* Start Source data *

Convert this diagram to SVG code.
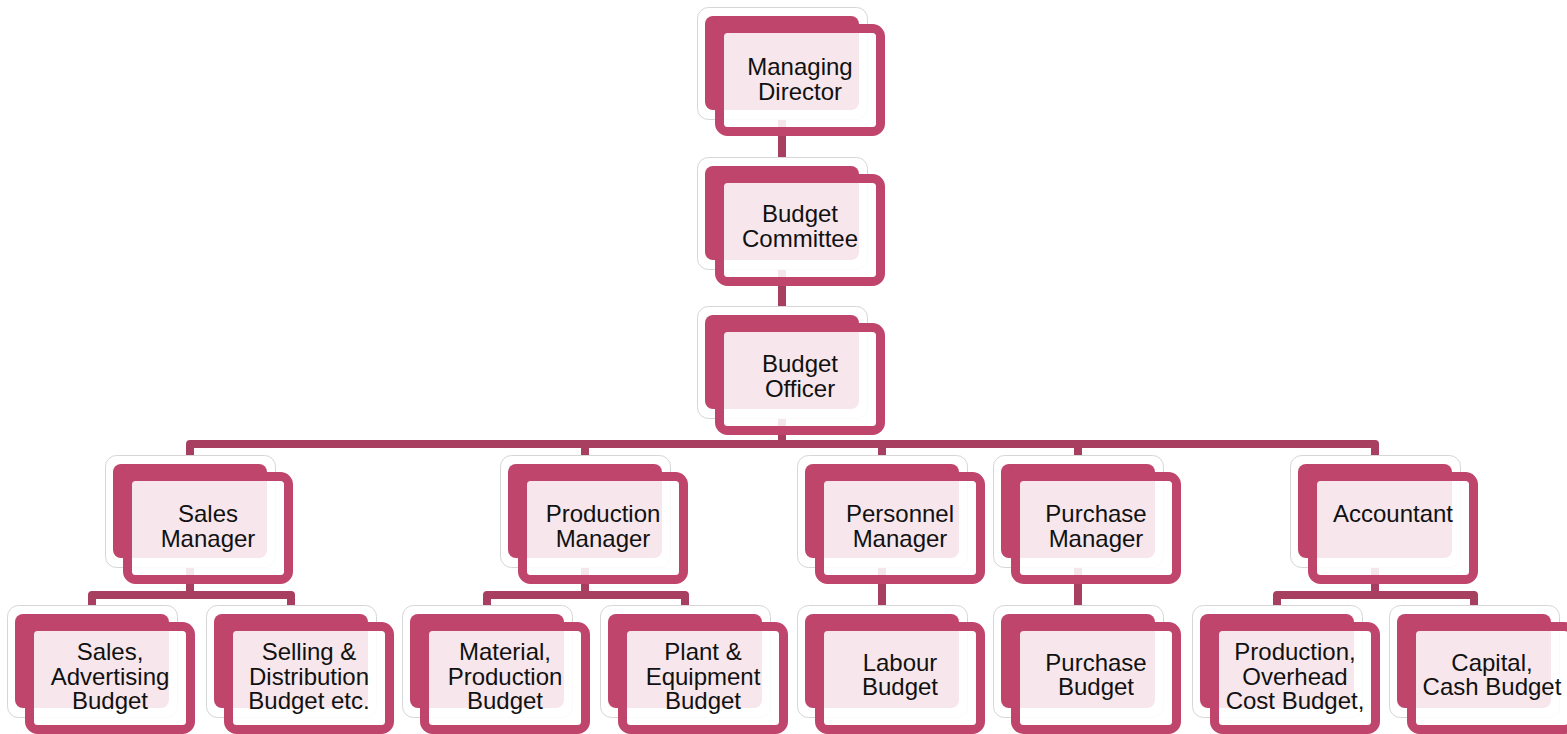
<svg xmlns="http://www.w3.org/2000/svg" xmlns:xlink="http://www.w3.org/1999/xlink" width="1567" height="734" viewBox="0 0 1567 734">
<style>
.back{fill:#ffffff;stroke:#d6d6d6;stroke-width:1}
.mid{fill:#BF456C}
.front{fill:#ffffff;fill-opacity:0.87;stroke:#BF456C;stroke-width:9}
.lbl{font-family:"Liberation Sans",Arial,sans-serif;font-size:24px;fill:#111111;text-anchor:middle}
.conn{fill:none;stroke:#A83E60;stroke-width:8;stroke-linejoin:round}
</style>
<defs>
<g id="box">
<rect class="back" x="0.5" y="0.5" width="170" height="112" rx="11"/>
<rect class="mid" x="8" y="9" width="154" height="94" rx="8"/>
<rect class="front" x="22.5" y="21.5" width="161" height="103" rx="8"/>
</g>
</defs>
<rect width="1567" height="734" fill="#ffffff"/>
<g id="connectors">
<path class="conn" d="M782,60 V170"/>
<path class="conn" d="M782,210 V320"/>
<path class="conn" d="M782,360 V444"/>
<path class="conn" d="M190,470 V444 H1375 V470"/>
<path class="conn" d="M585,444 V470"/>
<path class="conn" d="M882,444 V470"/>
<path class="conn" d="M1078,444 V470"/>
<path class="conn" d="M190,500 V595"/>
<path class="conn" d="M92,620 V595 H291 V620"/>
<path class="conn" d="M585,500 V595"/>
<path class="conn" d="M487,620 V595 H685 V620"/>
<path class="conn" d="M882,500 V620"/>
<path class="conn" d="M1078,500 V620"/>
<path class="conn" d="M1375,500 V595"/>
<path class="conn" d="M1277,620 V595 H1474 V620"/>
</g>
<g id="node-managing-director" transform="translate(697,7)"><use xlink:href="#box"/><text class="lbl" x="103" y="68">Managing</text><text class="lbl" x="103" y="93">Director</text></g>
<g id="node-budget-committee" transform="translate(697,157)"><use xlink:href="#box"/><text class="lbl" x="103" y="65">Budget</text><text class="lbl" x="103" y="90">Committee</text></g>
<g id="node-budget-officer" transform="translate(697,306)"><use xlink:href="#box"/><text class="lbl" x="103" y="66">Budget</text><text class="lbl" x="103" y="91">Officer</text></g>
<g id="node-sales-manager" transform="translate(105,455)"><use xlink:href="#box"/><text class="lbl" x="103" y="67">Sales</text><text class="lbl" x="103" y="92">Manager</text></g>
<g id="node-production-manager" transform="translate(500,455)"><use xlink:href="#box"/><text class="lbl" x="103" y="67">Production</text><text class="lbl" x="103" y="92">Manager</text></g>
<g id="node-personnel-manager" transform="translate(797,455)"><use xlink:href="#box"/><text class="lbl" x="103" y="67">Personnel</text><text class="lbl" x="103" y="92">Manager</text></g>
<g id="node-purchase-manager" transform="translate(993,455)"><use xlink:href="#box"/><text class="lbl" x="103" y="67">Purchase</text><text class="lbl" x="103" y="92">Manager</text></g>
<g id="node-accountant" transform="translate(1290,455)"><use xlink:href="#box"/><text class="lbl" x="103" y="67">Accountant</text></g>
<g id="node-sales-advertising-budget" transform="translate(7,605)"><use xlink:href="#box"/><text class="lbl" x="103" y="55">Sales,</text><text class="lbl" x="103" y="80">Advertising</text><text class="lbl" x="103" y="104">Budget</text></g>
<g id="node-selling-distribution-budget" transform="translate(206,605)"><use xlink:href="#box"/><text class="lbl" x="103" y="55">Selling &amp;</text><text class="lbl" x="103" y="80">Distribution</text><text class="lbl" x="103" y="104">Budget etc.</text></g>
<g id="node-material-production-budget" transform="translate(402,605)"><use xlink:href="#box"/><text class="lbl" x="103" y="55">Material,</text><text class="lbl" x="103" y="80">Production</text><text class="lbl" x="103" y="104">Budget</text></g>
<g id="node-plant-equipment-budget" transform="translate(600,605)"><use xlink:href="#box"/><text class="lbl" x="103" y="55">Plant &amp;</text><text class="lbl" x="103" y="80">Equipment</text><text class="lbl" x="103" y="104">Budget</text></g>
<g id="node-labour-budget" transform="translate(797,605)"><use xlink:href="#box"/><text class="lbl" x="103" y="66">Labour</text><text class="lbl" x="103" y="90">Budget</text></g>
<g id="node-purchase-budget" transform="translate(993,605)"><use xlink:href="#box"/><text class="lbl" x="103" y="66">Purchase</text><text class="lbl" x="103" y="90">Budget</text></g>
<g id="node-production-overhead-budget" transform="translate(1192,605)"><use xlink:href="#box"/><text class="lbl" x="103" y="55">Production,</text><text class="lbl" x="103" y="80">Overhead</text><text class="lbl" x="103" y="104">Cost Budget,</text></g>
<g id="node-capital-cash-budget" transform="translate(1389,605)"><use xlink:href="#box"/><text class="lbl" x="103" y="66">Capital,</text><text class="lbl" x="103" y="90">Cash Budget</text></g>
</svg>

* End Source data *

Quote everything in the listing above exactly; pictures are the only thing to omit.

Convert this diagram to SVG code.
<svg xmlns="http://www.w3.org/2000/svg" xmlns:xlink="http://www.w3.org/1999/xlink" width="1567" height="734" viewBox="0 0 1567 734">
<style>
.back{fill:#ffffff;stroke:#d6d6d6;stroke-width:1}
.mid{fill:#BF456C}
.front{fill:#ffffff;fill-opacity:0.87;stroke:#BF456C;stroke-width:9}
.lbl{font-family:"Liberation Sans",Arial,sans-serif;font-size:24px;fill:#111111;text-anchor:middle}
.conn{fill:none;stroke:#A83E60;stroke-width:8;stroke-linejoin:round}
</style>
<defs>
<g id="box">
<rect class="back" x="0.5" y="0.5" width="170" height="112" rx="11"/>
<rect class="mid" x="8" y="9" width="154" height="94" rx="8"/>
<rect class="front" x="22.5" y="21.5" width="161" height="103" rx="8"/>
</g>
</defs>
<rect width="1567" height="734" fill="#ffffff"/>
<g id="connectors">
<path class="conn" d="M782,60 V170"/>
<path class="conn" d="M782,210 V320"/>
<path class="conn" d="M782,360 V444"/>
<path class="conn" d="M190,470 V444 H1375 V470"/>
<path class="conn" d="M585,444 V470"/>
<path class="conn" d="M882,444 V470"/>
<path class="conn" d="M1078,444 V470"/>
<path class="conn" d="M190,500 V595"/>
<path class="conn" d="M92,620 V595 H291 V620"/>
<path class="conn" d="M585,500 V595"/>
<path class="conn" d="M487,620 V595 H685 V620"/>
<path class="conn" d="M882,500 V620"/>
<path class="conn" d="M1078,500 V620"/>
<path class="conn" d="M1375,500 V595"/>
<path class="conn" d="M1277,620 V595 H1474 V620"/>
</g>
<g id="node-managing-director" transform="translate(697,7)"><use xlink:href="#box"/><text class="lbl" x="103" y="68">Managing</text><text class="lbl" x="103" y="93">Director</text></g>
<g id="node-budget-committee" transform="translate(697,157)"><use xlink:href="#box"/><text class="lbl" x="103" y="65">Budget</text><text class="lbl" x="103" y="90">Committee</text></g>
<g id="node-budget-officer" transform="translate(697,306)"><use xlink:href="#box"/><text class="lbl" x="103" y="66">Budget</text><text class="lbl" x="103" y="91">Officer</text></g>
<g id="node-sales-manager" transform="translate(105,455)"><use xlink:href="#box"/><text class="lbl" x="103" y="67">Sales</text><text class="lbl" x="103" y="92">Manager</text></g>
<g id="node-production-manager" transform="translate(500,455)"><use xlink:href="#box"/><text class="lbl" x="103" y="67">Production</text><text class="lbl" x="103" y="92">Manager</text></g>
<g id="node-personnel-manager" transform="translate(797,455)"><use xlink:href="#box"/><text class="lbl" x="103" y="67">Personnel</text><text class="lbl" x="103" y="92">Manager</text></g>
<g id="node-purchase-manager" transform="translate(993,455)"><use xlink:href="#box"/><text class="lbl" x="103" y="67">Purchase</text><text class="lbl" x="103" y="92">Manager</text></g>
<g id="node-accountant" transform="translate(1290,455)"><use xlink:href="#box"/><text class="lbl" x="103" y="67">Accountant</text></g>
<g id="node-sales-advertising-budget" transform="translate(7,605)"><use xlink:href="#box"/><text class="lbl" x="103" y="55">Sales,</text><text class="lbl" x="103" y="80">Advertising</text><text class="lbl" x="103" y="104">Budget</text></g>
<g id="node-selling-distribution-budget" transform="translate(206,605)"><use xlink:href="#box"/><text class="lbl" x="103" y="55">Selling &amp;</text><text class="lbl" x="103" y="80">Distribution</text><text class="lbl" x="103" y="104">Budget etc.</text></g>
<g id="node-material-production-budget" transform="translate(402,605)"><use xlink:href="#box"/><text class="lbl" x="103" y="55">Material,</text><text class="lbl" x="103" y="80">Production</text><text class="lbl" x="103" y="104">Budget</text></g>
<g id="node-plant-equipment-budget" transform="translate(600,605)"><use xlink:href="#box"/><text class="lbl" x="103" y="55">Plant &amp;</text><text class="lbl" x="103" y="80">Equipment</text><text class="lbl" x="103" y="104">Budget</text></g>
<g id="node-labour-budget" transform="translate(797,605)"><use xlink:href="#box"/><text class="lbl" x="103" y="66">Labour</text><text class="lbl" x="103" y="90">Budget</text></g>
<g id="node-purchase-budget" transform="translate(993,605)"><use xlink:href="#box"/><text class="lbl" x="103" y="66">Purchase</text><text class="lbl" x="103" y="90">Budget</text></g>
<g id="node-production-overhead-budget" transform="translate(1192,605)"><use xlink:href="#box"/><text class="lbl" x="103" y="55">Production,</text><text class="lbl" x="103" y="80">Overhead</text><text class="lbl" x="103" y="104">Cost Budget,</text></g>
<g id="node-capital-cash-budget" transform="translate(1389,605)"><use xlink:href="#box"/><text class="lbl" x="103" y="66">Capital,</text><text class="lbl" x="103" y="90">Cash Budget</text></g>
</svg>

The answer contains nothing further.